There are times when you find a musician, and everything clicks. I might have been watching a Top of the Pops performance as a kid and asking around at school the next day if anyone knows about them. Or going to a gig and the support band totally blowing away the main act and you immediately going to the merch table to pick up everything they have. These have both happened to me multiple times. Or perhaps a label you like has a new release by an artist you aren’t familiar with. You listen to them, and you then spend the rest of the day online trying to find all their releases, compiling a HUGE playlist and then spend the next few months with it being your background to life. This definitely happened. The label was Popnihill and the act was Bacon Grease. Andrea Knight’s self-titled debut album was an eye opener. It rekindled my love for techno at a time when it was all sounding anodyne. Knight’s new album, The Slow Burn, not only lives up to its name but it also the most visceral and compelling release Knight has put out. This is no mean feat – The Slow Burn is her 30th solo release in six years!
After two opening, mood-setting tracks, Knight unleashes one of the finest pieces of music she has ever committed to tape. ‘The Pain of Struggle and Life’ sounds like a 16-minute lo-fi Madonna. The beats are crisp but it’s the lilting synth that really makes the track. Lyrically it’s about escapism, as most great (pop) songs are. In Wham’s classic ‘Club Tropicana’ George Michael sings about wanting to go where fun is, where the drinks are free, admission is a smile, and everyone is your friend. Here Knight isn’t looking for that, she just wants an escape from the drudgery of life and, as the title says, the pain and struggles connected to that. At one point Knight sings, half crooned half spoken-word diatribe, “The Days are long. Nights are short, but I want to be on top of the world”. It speaks of someone who lives to be out with friends just having it. Later she questions “Have you ever felt the pain of life? Of the struggles of the everything?”. Near the end of ‘The Pain of Struggle and Life’ she confesses “I want you. Do you want me?”. There is something Fall-like to these lyrics. They are poignant yet feel totally off the cuff. Coupled with her pulsating techno the results are one of the greatest existential crises ever set to music.

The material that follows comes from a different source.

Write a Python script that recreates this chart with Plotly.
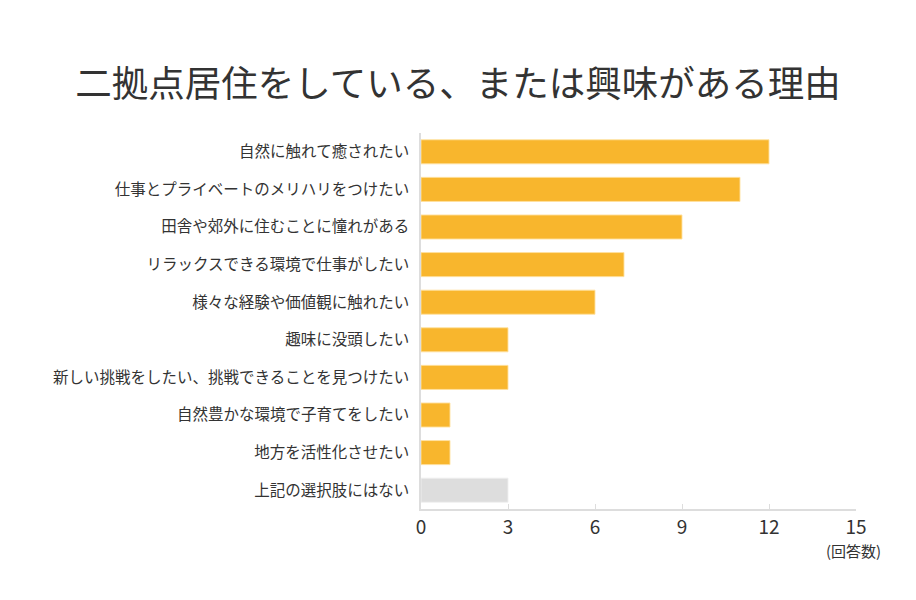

There is a wonderful absurdity to The Slow Burn. As the music whips around you in tighter and tighter frenzies, everything starts to feel chaotic. The basslines are manic, bells start ringing because they can and there is an ominous feeling of purposeless to it. Which feels reminiscent of the original techno tracks. They were these massive sounding soundscapes made because the musicians had new equipment to play with and were excited about unlimited possibilities and the noises and tones. The Slow Burn is the finest techno album 2020 has produced. Knight’s take on techno is inspired. Instead of something over produced and innocuous, Bacon Grease creates something more in line with the Detroit Godfathers. Also, in a weird way the whole album reminds me of Joy Division. Knight crafted these songs in a claustrophobic and brooding way, but there are flourishes of hope. In an even weirder way this sounds a lot like how 2020 has played out.